Mike Johnson

No. 59
- Position: Linebacker

Personal information
- Born: November 26, 1962 (age 63) Southport, North Carolina, U.S.
- Listed height: 6 ft 1 in (1.85 m)
- Listed weight: 230 lb (104 kg)

Career information
- High school: DeMatha Catholic (Hyattsville, Maryland)
- College: Virginia Tech
- Supplemental draft: 1984: 1st round, 18th overall pick

Career history
- Philadelphia/Baltimore Stars (1984–1985); Cleveland Browns (1986–1993); Detroit Lions (1994–1995);

Awards and highlights
- All-Pro (1989); 2× Pro Bowl (1989, 1990); First-team All-South Independent (1982, 1983);

Career NFL statistics
- Sacks: 14.5
- Interceptions: 13
- Touchdowns: 2
- Stats at Pro Football Reference

= Mike Johnson (linebacker) =

American football player (born 1962)

Michael Connan Johnson (born November 26, 1962) is an American former professional football player who was a linebacker for ten seasons in the National Football League (NFL), primarily with the Cleveland Browns. He played college football for the Virginia Tech Hokies. Johnson began his pro career in the United States Football League (USFL) for the Philadelphia/Baltimore Stars for two seasons.

==Early life==
Johnson attended DeMatha Catholic High School. He was recruited by coach Billy Hite to play football at Virginia Tech. He was an architecture major during his tenure during college. He was an Academic All-American in 1982.

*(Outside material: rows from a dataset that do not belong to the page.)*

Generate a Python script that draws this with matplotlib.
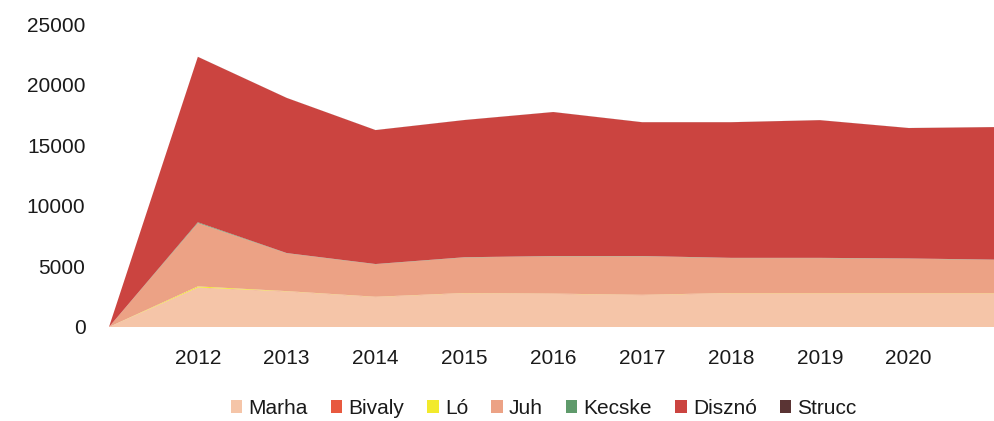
import matplotlib
matplotlib.use("Agg")
import matplotlib.pyplot as plt
from matplotlib.patches import Patch

# first category has no label in the source chart, last one (2021) is cut off
years = ['', '2012', '2013', '2014', '2015', '2016', '2017', '2018', '2019', '2020', '2021']
shown_labels = years[1:10]

marha  = [0, 3250, 2930, 2470, 2780, 2730, 2630, 2780, 2780, 2780, 2780]
bivaly = [0, 10, 10, 10, 10, 10, 10, 10, 10, 10, 10]
lo     = [0, 90, 20, 15, 15, 15, 15, 15, 15, 15, 15]
juh    = [0, 5230, 3120, 2680, 2930, 3080, 3180, 2880, 2880, 2830, 2730]
kecske = [0, 60, 20, 20, 20, 20, 20, 20, 20, 20, 20]
diszno = [0, 13650, 12800, 11050, 11320, 11880, 11040, 11190, 11360, 10760, 10940]
strucc = [0, 5, 5, 5, 5, 5, 5, 5, 5, 5, 5]

names = ['Marha', 'Bivaly', 'Ló', 'Juh', 'Kecske', 'Disznó', 'Strucc']
colors = ['#F5C5A8', '#E8593F', '#F2EA2C', '#ECA285', '#5F9A6B', '#CB4440', '#5A3434']

plt.rcParams['font.family'] = ['Liberation Sans', 'DejaVu Sans']

fig = plt.figure(figsize=(9.94, 4.21), dpi=100)
ax = fig.add_axes([109 / 994, 1 - 327 / 421, 1 - 109 / 994, (327 - 24) / 421])

x = list(range(len(years)))
ax.stackplot(x, marha, bivaly, lo, juh, kecske, diszno, strucc,
             colors=colors, linewidth=0)

ax.set_xlim(0, 9.96)
ax.set_ylim(0, 25000)
ax.set_yticks([0, 5000, 10000, 15000, 20000, 25000])
ax.set_xticks(x[1:10])
ax.set_xticklabels(shown_labels)
ax.tick_params(axis='y', length=0, pad=17, labelsize=15, colors='#1a1a1a')
ax.tick_params(axis='x', length=0, pad=16, labelsize=15, colors='#1a1a1a')
for s in ax.spines.values():
    s.set_visible(False)

handles = [Patch(facecolor=c, edgecolor='none') for c in colors]
fig.legend(handles, names, loc='center', bbox_to_anchor=(0.547, 0.03), ncol=7,
           frameon=False, fontsize=15, handlelength=0.55, handleheight=0.55,
           handletextpad=0.3, columnspacing=1.1, labelcolor='#1a1a1a')

fig.savefig('out.png', dpi=100)
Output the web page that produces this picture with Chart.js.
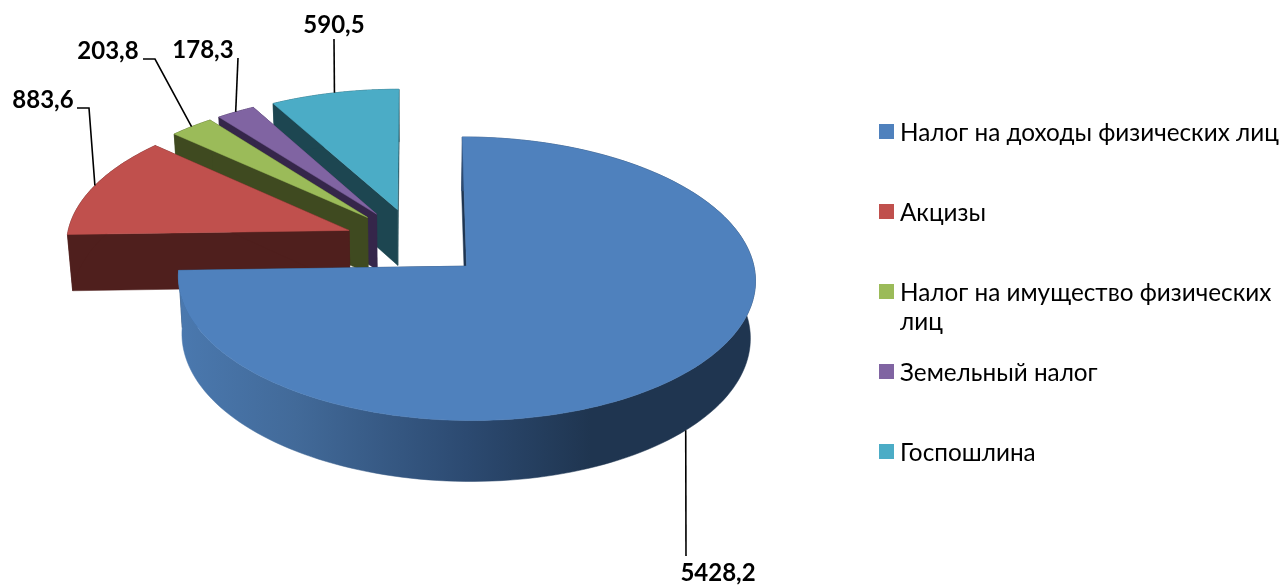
<!DOCTYPE html>
<html>
<head>
<meta charset="utf-8">
<script src="https://cdn.jsdelivr.net/npm/chart.js@4"></script>
<style>
  html, body { margin: 0; background: #fff; }
  #box { width: 1283px; height: 586px; }
</style>
</head>
<body>
<div id="box"><canvas id="pie-chart" width="1283" height="586"></canvas></div>
<script>
const categories = ['Налог на доходы физических лиц', 'Акцизы', 'Налог на имущество физических лиц', 'Земельный налог', 'Госпошлина'];
const values = [5428.2, 883.6, 203.8, 178.3, 590.5];
const legendLines = [['Налог на доходы физических лиц'], ['Акцизы'], ['Налог на имущество физических', 'лиц'], ['Земельный налог'], ['Госпошлина']];

const topColors = ['#4f81bd', '#c0504d', '#9bbb59', '#8064a2', '#4bacc6'];
const wallColors = ['#1f3550', '#4f1f1d', '#3f4a20', '#35264a', '#1d4651'];

// pie seen from above: perspective and thickness
const tilt = 0.482, persp = 0.00031, depth = 56.5, shrink = 0.985;
const labelFont = 'bold 24px Lato, "Open Sans", sans-serif';
const legendFont = '24.3px Lato, "Open Sans", sans-serif';

// where each value label sits, and the bend of its leader line
const labelSpots = [
  { x: 718, y: 573, line: [[686, 556]] },
  { x: 43, y: 100, line: [[77, 108], [89, 108]] },
  { x: 108, y: 51, line: [[143, 59], [155, 59]] },
  { x: 203, y: 50, line: [[238, 58]] },
  { x: 334, y: 25, line: [[334, 39]] }
];

function project(arc, px, py, low) {
  const f = 1 / (1 - persp * py);
  const s = low ? shrink : 1;
  return {
    x: arc.x + px * f * s,
    y: arc.y + tilt * py * f + (low ? depth * Math.pow(f, 0.7) : 0)
  };
}

function poly(ctx, pts, fill) {
  ctx.beginPath();
  pts.forEach((p, i) => i ? ctx.lineTo(p.x, p.y) : ctx.moveTo(p.x, p.y));
  ctx.closePath();
  ctx.fillStyle = fill;
  ctx.strokeStyle = fill;
  ctx.lineWidth = 0.5;
  ctx.fill();
  ctx.stroke();
}

function edgeOf(arc, off, a, low) {
  const mid = (arc.startAngle + arc.endAngle) / 2;
  const d = arc.outerRadius;
  return project(arc, Math.cos(mid) * off + Math.cos(a) * d, Math.sin(mid) * off + Math.sin(a) * d, low);
}

function drawSlice(ctx, arc, i) {
  const off = arc.options.offset;
  const mid = (arc.startAngle + arc.endAngle) / 2;
  const apexTop = project(arc, Math.cos(mid) * off, Math.sin(mid) * off, false);
  const apexLow = project(arc, Math.cos(mid) * off, Math.sin(mid) * off, true);
  const steps = 160;
  const topEdge = [], lowEdge = [];
  for (let k = 0; k <= steps; k++) {
    const a = arc.startAngle + (arc.endAngle - arc.startAngle) * k / steps;
    topEdge.push(edgeOf(arc, off, a, false));
    lowEdge.push(edgeOf(arc, off, a, true));
  }

  poly(ctx, [apexTop, topEdge[0], lowEdge[0], apexLow], wallColors[i]);
  poly(ctx, [apexTop, topEdge[steps], lowEdge[steps], apexLow], wallColors[i]);

  let side = wallColors[i];
  if (i === 0) {
    const xs = lowEdge.map(p => p.x);
    const x0 = Math.min(...xs), x1 = Math.max(...xs);
    side = ctx.createLinearGradient(x0, 0, x1, 0);
    side.addColorStop(0, '#4a78ae');
    side.addColorStop(0.2, '#426a99');
    side.addColorStop(0.5, '#2c4a71');
    side.addColorStop(0.72, '#1f3550');
    side.addColorStop(1, '#1f3550');
  }
  poly(ctx, topEdge.concat(lowEdge.slice().reverse()), side);
  poly(ctx, [apexTop].concat(topEdge), topColors[i]);
}

const pie3d = {
  id: 'pie3d',
  beforeDatasetDraw(chart, args) {
    const ctx = chart.ctx;
    const arcs = args.meta.data;
    ctx.save();
    for (let i = arcs.length - 1; i >= 0; i--) drawSlice(ctx, arcs[i], i);
    ctx.restore();
    return false;
  },
  afterDatasetsDraw(chart) {
    const ctx = chart.ctx;
    const arcs = chart.getDatasetMeta(0).data;
    ctx.save();
    ctx.strokeStyle = '#000';
    ctx.lineWidth = 1.6;
    ctx.fillStyle = '#000';
    ctx.font = labelFont;
    ctx.textAlign = 'center';
    ctx.textBaseline = 'middle';
    arcs.forEach((arc, i) => {
      const mid = (arc.startAngle + arc.endAngle) / 2;
      const start = edgeOf(arc, arc.options.offset, mid, Math.sin(mid) > 0.5);
      const spot = labelSpots[i];
      ctx.beginPath();
      ctx.moveTo(start.x, start.y);
      spot.line.slice().reverse().forEach(p => ctx.lineTo(p[0], p[1]));
      ctx.stroke();
      ctx.fillText(values[i].toFixed(1).replace('.', ','), spot.x, spot.y);
    });
    ctx.restore();
  },
  afterDraw(chart) {
    const ctx = chart.ctx;
    ctx.save();
    ctx.font = legendFont;
    ctx.textAlign = 'left';
    ctx.textBaseline = 'middle';
    legendLines.forEach((lines, i) => {
      const y = 133 + i * 80;
      ctx.fillStyle = topColors[i];
      ctx.fillRect(879, y - 9, 15, 15);
      ctx.fillStyle = '#000';
      lines.forEach((t, n) => ctx.fillText(t, 900, y + n * 29));
    });
    ctx.restore();
  }
};

new Chart(document.getElementById('pie-chart'), {
  type: 'pie',
  data: {
    labels: categories,
    datasets: [{
      data: values,
      backgroundColor: topColors,
      borderWidth: 0,
      offset: 70.7
    }]
  },
  options: {
    responsive: false,
    animation: false,
    radius: 283,
    layout: { padding: { right: 453, bottom: 102 } },
    plugins: { legend: { display: false }, tooltip: { enabled: false } }
  },
  plugins: [pie3d]
});
</script>
</body>
</html>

His career was largely overshadowed by that of Bruce Smith during his college career. The Hokies went 31-14 during his career, but due to the time period in which they played, had to settle for only one bowl game.

Despite never playing in the ACC, he was chosen to the 2011 ACC Legends team. His accomplishments at Tech earned him a spot in the Virginia Tech Sports Hall of Fame.

==Professional career==
Johnson was selected by the Pittsburgh Maulers in the 1984 USFL Territorial Draft. He also was selected by the Cleveland Browns in the 1st round (18th overall) of the 1984 NFL Supplemental Draft of USFL and CFL Players.

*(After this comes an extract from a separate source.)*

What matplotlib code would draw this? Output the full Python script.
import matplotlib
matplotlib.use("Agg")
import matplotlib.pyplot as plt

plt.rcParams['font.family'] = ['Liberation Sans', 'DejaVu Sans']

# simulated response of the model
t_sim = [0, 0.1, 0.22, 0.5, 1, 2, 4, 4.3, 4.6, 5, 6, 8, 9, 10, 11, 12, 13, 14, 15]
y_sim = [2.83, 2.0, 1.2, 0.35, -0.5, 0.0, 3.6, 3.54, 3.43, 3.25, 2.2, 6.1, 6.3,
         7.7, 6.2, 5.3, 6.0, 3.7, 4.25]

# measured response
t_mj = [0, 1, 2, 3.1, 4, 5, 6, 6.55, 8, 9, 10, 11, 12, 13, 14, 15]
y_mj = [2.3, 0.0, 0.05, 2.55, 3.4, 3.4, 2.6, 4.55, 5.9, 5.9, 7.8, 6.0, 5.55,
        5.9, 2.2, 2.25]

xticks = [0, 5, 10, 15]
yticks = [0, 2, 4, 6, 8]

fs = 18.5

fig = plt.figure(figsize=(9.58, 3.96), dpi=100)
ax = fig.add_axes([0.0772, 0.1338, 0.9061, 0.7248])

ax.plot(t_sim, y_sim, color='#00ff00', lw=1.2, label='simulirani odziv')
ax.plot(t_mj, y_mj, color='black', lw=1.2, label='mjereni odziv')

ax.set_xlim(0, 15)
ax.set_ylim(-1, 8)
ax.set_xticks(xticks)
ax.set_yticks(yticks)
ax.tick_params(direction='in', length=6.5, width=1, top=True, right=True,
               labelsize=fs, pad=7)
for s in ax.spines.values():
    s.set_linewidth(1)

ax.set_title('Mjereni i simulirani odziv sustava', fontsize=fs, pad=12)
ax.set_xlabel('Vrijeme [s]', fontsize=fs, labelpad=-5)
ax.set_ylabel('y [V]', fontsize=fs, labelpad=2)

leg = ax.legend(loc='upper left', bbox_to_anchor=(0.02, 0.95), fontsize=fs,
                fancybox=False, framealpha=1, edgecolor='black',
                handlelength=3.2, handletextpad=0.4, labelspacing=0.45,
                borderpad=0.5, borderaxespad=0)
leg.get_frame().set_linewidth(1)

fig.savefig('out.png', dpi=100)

He was traded to the Philadelphia Stars, where he played the 1984 USFL season. The team moved to Baltimore for the 1985 USFL season.

In 1986, he joined the NFL after the USFL folded. He played his first three years in the NFL in a 3-4 defense. It wasn't until 1989 that the Browns then switched up to the more traditional 4-3 defense, at which Johnson started at middle linebacker until 1993.

He made two trips to the Pro Bowl in 1989 and 1990, the latter in which he was an injury replacement. He was voted to the All-Pro team after the 1989 season. Mike has been voted by The Plain Dealer to the top 100 Browns of all-time at No. 69.

==Personal life==
Johnson played high school football at DeMatha High school in Hyattsville, Maryland. He graduated in the top 15% of his high school class. Johnson is the brother-in-law of former Dallas Cowboys guard Nate Newton, and uncle of Texas Longhorns running back Tre' Newton.